To ease the blow of repetition or appeal more distinctly to locals, some outlets have a way of putting a more regional spin on chains that they open in other countries. Hotdogs appear to be very popular in Asia and you can order a burger with a hotdog or two inside of it at Burger King. McDonalds in Italy serves sandwiches on Ciabatta while ones in Paris also serve macaroons.

Or take Dunkin Donuts, which became my frequent neighborhood hangout while living in Shanghai. While a glazed donut and large coffee at Dunkin Donuts tastes great back in the U.S, you usually have to enjoy it to go or pray that one of the four deeply uncomfortable seats will be available. Contrast this to a Dunkin Donuts in Shanghai: Excellent coffee, plush seats, strong internet, local spin on donuts (cheers to matcha powder and that strawberry cream donut with the happy face that I can’t forget) and music fit for any party.

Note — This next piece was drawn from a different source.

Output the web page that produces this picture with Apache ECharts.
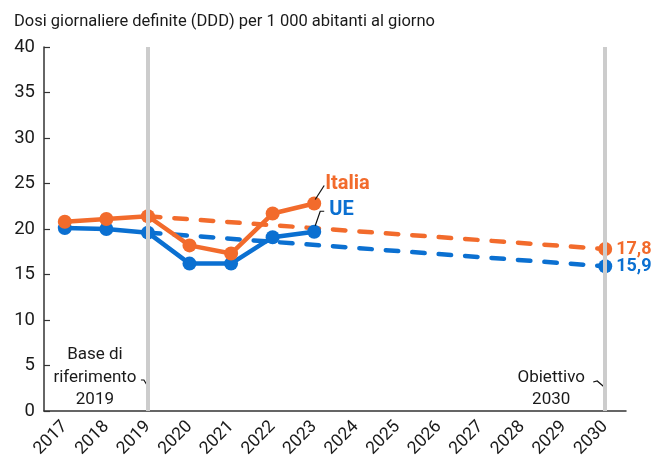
<!DOCTYPE html>
<html>
<head>
<meta charset="utf-8">
<script src="https://cdn.jsdelivr.net/npm/echarts@6/dist/echarts.min.js"></script>
<style>
  html, body { margin: 0; padding: 0; background: #fff; }
  #chart { width: 665px; height: 468px; }
</style>
</head>
<body>
<div id="chart"></div>
<script>
// Years on the horizontal axis
const years = ['2017', '2018', '2019', '2020', '2021', '2022', '2023',
               '2024', '2025', '2026', '2027', '2028', '2029', '2030'];
// Observed consumption (DDD per 1 000 inhabitants per day)
const italia = [20.8, 21.1, 21.4, 18.2, 17.3, 21.7, 22.8];
const ue     = [20.1, 20.0, 19.6, 16.2, 16.2, 19.1, 19.7];
// Baseline year and 2030 targets
const baseYear = '2019';
const targetYear = '2030';
const italiaTarget = 17.8;
const ueTarget = 15.9;
// Y axis range
const yMin = 0, yMax = 40, yStep = 5;

const ORANGE = '#F26B2C';
const BLUE = '#0B70D1';
const FONT = 'Roboto';

const pad = arr => years.map((_, i) => (i < arr.length ? arr[i] : null));

// Dashed path from the baseline value to the target value
function projection(observed, target, color) {
  const baseIdx = years.indexOf(baseYear);
  const tgtIdx = years.indexOf(targetYear);
  return years.map((_, i) => {
    if (i === baseIdx) return { value: observed[baseIdx], symbol: 'none' };
    if (i === tgtIdx) return {
      value: target, symbol: 'circle', symbolSize: 14,
      itemStyle: { color: color },
      label: {
        show: true, position: 'right', distance: 4,
        color: color, fontFamily: FONT, fontWeight: 'bold', fontSize: 18,
        formatter: p => String(p.value).replace('.', ',')
      }
    };
    return null;
  });
}

const chart = echarts.init(document.getElementById('chart'));

chart.setOption({
  animation: false,
  backgroundColor: '#fff',
  title: {
    text: 'Dosi giornaliere definite (DDD) per 1 000 abitanti al giorno',
    left: 9, top: 8,
    textStyle: { fontFamily: FONT, fontSize: 16.5, fontWeight: 'normal', color: '#1a1a1a' }
  },
  grid: { left: 44, right: 39, top: 47, bottom: 57, containLabel: false },
  xAxis: {
    type: 'category',
    data: years,
    boundaryGap: true,
    axisLine: { lineStyle: { color: '#333', width: 1.5 } },
    axisTick: { show: false },
    axisLabel: {
      rotate: 45, interval: 0, margin: 13,
      fontFamily: FONT, fontSize: 17.5, color: '#1a1a1a'
    },
    splitLine: { show: false }
  },
  yAxis: {
    type: 'value',
    min: yMin, max: yMax, interval: yStep,
    axisLine: { show: true, lineStyle: { color: '#333', width: 1.5 } },
    axisTick: { show: true, inside: true, length: 6, lineStyle: { color: '#333', width: 1.2 } },
    axisLabel: { fontFamily: FONT, fontSize: 18.5, color: '#1a1a1a', margin: 9 },
    splitLine: { show: false }
  },
  series: [
    {
      // Reference verticals: baseline and target years
      type: 'line', data: [], z: 1,
      markLine: {
        silent: true, symbol: 'none', label: { show: false },
        lineStyle: { color: '#cccccc', width: 4, type: 'solid' },
        data: [{ xAxis: baseYear }, { xAxis: targetYear }]
      }
    },
    {
      name: 'Italia obiettivo', type: 'line', z: 2,
      data: projection(italia, italiaTarget, ORANGE),
      connectNulls: true,
      lineStyle: { color: ORANGE, width: 4.5, type: [12.5, 14], cap: 'round' },
      itemStyle: { color: ORANGE }
    },
    {
      name: 'UE obiettivo', type: 'line', z: 2,
      data: projection(ue, ueTarget, BLUE),
      connectNulls: true,
      lineStyle: { color: BLUE, width: 4.5, type: [12.5, 14], cap: 'round' },
      itemStyle: { color: BLUE }
    },
    {
      name: 'UE', type: 'line', z: 3,
      data: pad(ue),
      symbol: 'circle', symbolSize: 14,
      lineStyle: { color: BLUE, width: 4.5 },
      itemStyle: { color: BLUE }
    },
    {
      name: 'Italia', type: 'line', z: 4,
      data: pad(italia),
      symbol: 'circle', symbolSize: 14,
      lineStyle: { color: ORANGE, width: 4.5 },
      itemStyle: { color: ORANGE }
    }
  ]
});

// Series labels, leader lines and reference-year notes, placed from axis coordinates
const px = (x, y) => chart.convertToPixel({ gridIndex: 0 }, [x, y]);
const lastYear = years[italia.length - 1];
const pIt = px(lastYear, italia[italia.length - 1]);
const pUe = px(lastYear, ue[ue.length - 1]);
const pBase = px(baseYear, 0);
const pTgt = px(targetYear, 0);

const noteStyle = { fontFamily: FONT, fontSize: 17, fill: '#1a1a1a', textAlign: 'center', textVerticalAlign: 'middle' };
const leader = { stroke: '#111', lineWidth: 1.2, fill: null };

chart.setOption({
  graphic: [
    { type: 'polyline', shape: { points: [[pIt[0] + 1, pIt[1] - 4], [pIt[0] + 10, pIt[1] - 18]] }, style: leader, z: 10 },
    { type: 'text', x: pIt[0] + 11, y: pIt[1] - 20, style: { text: 'Italia', fontFamily: FONT, fontSize: 20, fontWeight: 'bold', fill: ORANGE, textVerticalAlign: 'middle' }, z: 10 },
    { type: 'polyline', shape: { points: [[pUe[0] + 1, pUe[1] - 6], [pUe[0] + 6, pUe[1] - 20.5], [pUe[0] + 10, pUe[1] - 20.5]] }, style: leader, z: 10 },
    { type: 'text', x: pUe[0] + 15, y: pUe[1] - 22, style: { text: 'UE', fontFamily: FONT, fontSize: 20, fontWeight: 'bold', fill: BLUE, textVerticalAlign: 'middle' }, z: 10 },

    { type: 'text', x: pBase[0] - 53, y: pBase[1] - 56, style: Object.assign({ text: 'Base di' }, noteStyle) },
    { type: 'text', x: pBase[0] - 53, y: pBase[1] - 33, style: Object.assign({ text: 'riferimento' }, noteStyle) },
    { type: 'text', x: pBase[0] - 53, y: pBase[1] - 11, style: Object.assign({ text: '2019' }, noteStyle) },
    { type: 'polyline', shape: { points: [[pBase[0] - 7, pBase[1] - 31], [pBase[0] - 4, pBase[1] - 31], [pBase[0] - 1, pBase[1] - 26]] }, style: leader },

    { type: 'text', x: pTgt[0] - 54, y: pTgt[1] - 33, style: Object.assign({ text: 'Obiettivo' }, noteStyle) },
    { type: 'text', x: pTgt[0] - 54, y: pTgt[1] - 11, style: Object.assign({ text: '2030' }, noteStyle) },
    { type: 'polyline', shape: { points: [[pTgt[0] - 12, pTgt[1] - 29], [pTgt[0] - 8, pTgt[1] - 30], [pTgt[0] - 1, pTgt[1] - 24]] }, style: leader }
  ]
});
</script>
</body>
</html>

And why settle for pepperoni when you could have fried fish balls or squid on your Pizza Hut pizza in China?

Time abroad has given me a different perspective on these aspects of chain retail. A chain can be something that either restricts you or links you to others; it can provide certain comforts of home and also restricts the prosperity of unique businesses, regardless of global location.

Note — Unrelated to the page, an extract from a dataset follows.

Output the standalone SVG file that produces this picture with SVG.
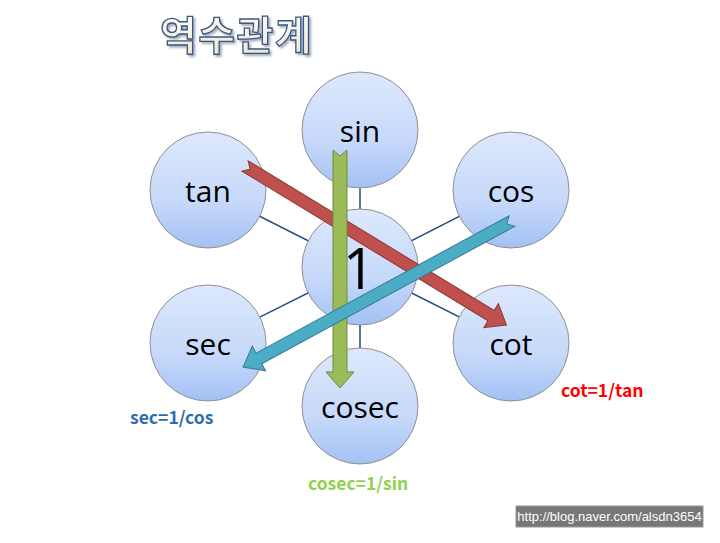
<svg xmlns="http://www.w3.org/2000/svg" width="720" height="543" viewBox="0 0 720 543">
<defs>
<linearGradient id="cg" x1="0" y1="0" x2="0" y2="1">
<stop offset="0" stop-color="#dde8fb"/>
<stop offset="0.6" stop-color="#c6d9fa"/>
<stop offset="1" stop-color="#a3c1f5"/>
</linearGradient>
<linearGradient id="tg" x1="0" y1="0" x2="0" y2="1">
<stop offset="0" stop-color="#ffffff"/>
<stop offset="1" stop-color="#e8e6c8"/>
</linearGradient>
<filter id="sh" x="-10%" y="-10%" width="130%" height="140%">
<feGaussianBlur in="SourceAlpha" stdDeviation="1.2"/>
<feOffset dx="1.5" dy="2" result="o"/>
<feFlood flood-color="#5a6f8f" flood-opacity="0.55"/>
<feComposite in2="o" operator="in"/>
<feMerge><feMergeNode/><feMergeNode in="SourceGraphic"/></feMerge>
</filter>
</defs>
<style>
.node circle{fill:url(#cg);stroke:#8f8f8f;stroke-width:1}
.node text{font-family:"Open Sans","Noto Sans",sans-serif;font-size:30px;fill:#000;text-anchor:middle}
.link{stroke:#1f497d;stroke-width:1.5}
.lbl{font-family:"Noto Sans CJK KR","Open Sans",sans-serif;font-weight:bold;font-size:17.5px}
</style>
<rect width="720" height="543" fill="#ffffff"/>
<text x="160" y="50" filter="url(#sh)" style="font-family:'Noto Sans CJK KR',sans-serif;font-weight:bold;font-size:40px;fill:url(#tg);stroke:#3b5783;stroke-width:1.3;letter-spacing:1.5px">역수관계</text>
<g id="connectors">
<line class="link" x1="360" y1="267" x2="360" y2="130"/>
<line class="link" x1="360" y1="267" x2="208" y2="190"/>
<line class="link" x1="360" y1="267" x2="511" y2="190"/>
<line class="link" x1="360" y1="267" x2="208" y2="343"/>
<line class="link" x1="360" y1="267" x2="511" y2="343"/>
<line class="link" x1="360" y1="267" x2="360" y2="406"/>
</g>
<g id="node-sin" class="node"><circle cx="360" cy="130" r="58"/><text x="360" y="142">sin</text></g>
<g id="node-tan" class="node"><circle cx="208" cy="190" r="58"/><text x="208" y="202">tan</text></g>
<g id="node-cos" class="node"><circle cx="511" cy="190" r="58"/><text x="511" y="202">cos</text></g>
<g id="node-one" class="node"><circle cx="360" cy="267" r="58"/><text x="359" y="289" style="font-size:56px">1</text></g>
<g id="node-sec" class="node"><circle cx="208" cy="343" r="58"/><text x="208" y="355">sec</text></g>
<g id="node-cot" class="node"><circle cx="511" cy="343" r="58"/><text x="511" y="355">cot</text></g>
<g id="node-cosec" class="node"><circle cx="360" cy="406" r="58"/><text x="360" y="418">cosec</text></g>
<g id="arrows">
<polygon transform="translate(245,166) rotate(31.3)" points="0,-6 288,-6 288,-14 306,0 288,14 288,6 0,6 6,0" fill="#c0504d" stroke="#8c3836" stroke-width="1"/>
<polygon transform="translate(340,150) rotate(90)" points="0,-7 222,-7 222,-14 238,0 222,14 222,7 0,7 6,0" fill="#9bbb59" stroke="#71893f" stroke-width="1"/>
<polygon transform="translate(512,221) rotate(151.5)" points="0,-6 288,-6 288,-14 306,0 288,14 288,6 0,6 6,0" fill="#4bacc6" stroke="#357d91" stroke-width="1"/>
</g>
<text class="lbl" x="130" y="424" fill="#2e6cb0">sec=1/cos</text>
<text class="lbl" x="561" y="397" fill="#ff0000">cot=1/tan</text>
<text class="lbl" x="308" y="490" fill="#92d050">cosec=1/sin</text>
<rect x="516" y="506" width="187" height="21" fill="#777777" stroke="#9a9a9a" stroke-width="1"/>
<text x="609.5" y="521" style="font-family:'Liberation Sans',sans-serif;font-size:13px;fill:#ffffff;text-anchor:middle">http://blog.naver.com/alsdn3654</text>
</svg>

That is something we’ve exported like the stores. When I was a young girl in Boston, I would stop at my local neighborhood store like clockwork after school. Doritos, chocolate bars and dusty soda cans would beckon me from the cramped aisles to sooth the period between school and homework, and they recognized my face and purchase preferences without the use of a computer algorithm. Today, such places are becoming increasingly rare and replaced with more 7-Elevens.

And I remember one popular and slightly grungy neighborhood coffee shop near my college alma mater; it lost a street turf battle to Starbucks, but not because it had lesser-quality coffee. Or there was the time, after a move to Los Angeles, that my taste buds were tantalized by the presence of a refreshingly normal and unpretentious diner near Santa Monica Pier that specialized in pie. A short time later, I went back in search of another slice to find the diner had faded away into Hollywood history.

KFC signs on Nanjing Road in Shanghai.Ariana Lindquist / Bloomberg via Getty Images

I live in Vietnam right now, which has Starbucks in addition to a strong local coffee scene, where tons of unique coffee shops dominate. At first, I thought that the coffee shop Cong CaPhe in Saigon was a solo coffee shop; it turns out that it is also a part of a chain. I guess the super cozy interior, old tattered books on the wall and wooden furniture at both locations fooled me.

Is there a solution to avoid local places being strangled by the chain? While we may have little control over the inflated commercial real estate prices that often play a hand in smothering unique stores around the world, consumers can still do our part to keep them afloat, both at home and abroad. Let’s try to treat small businesses like truly beloved family members or friends; don’t wait until they fade away to cry at their funeral. Love them now and loudly tell others how great they are while they are here. And, when abroad, try to make an effort to support the local stores, even when you need a taste of home.

Speaking of which, it is time for me to get a Banh Bao from a local cafe.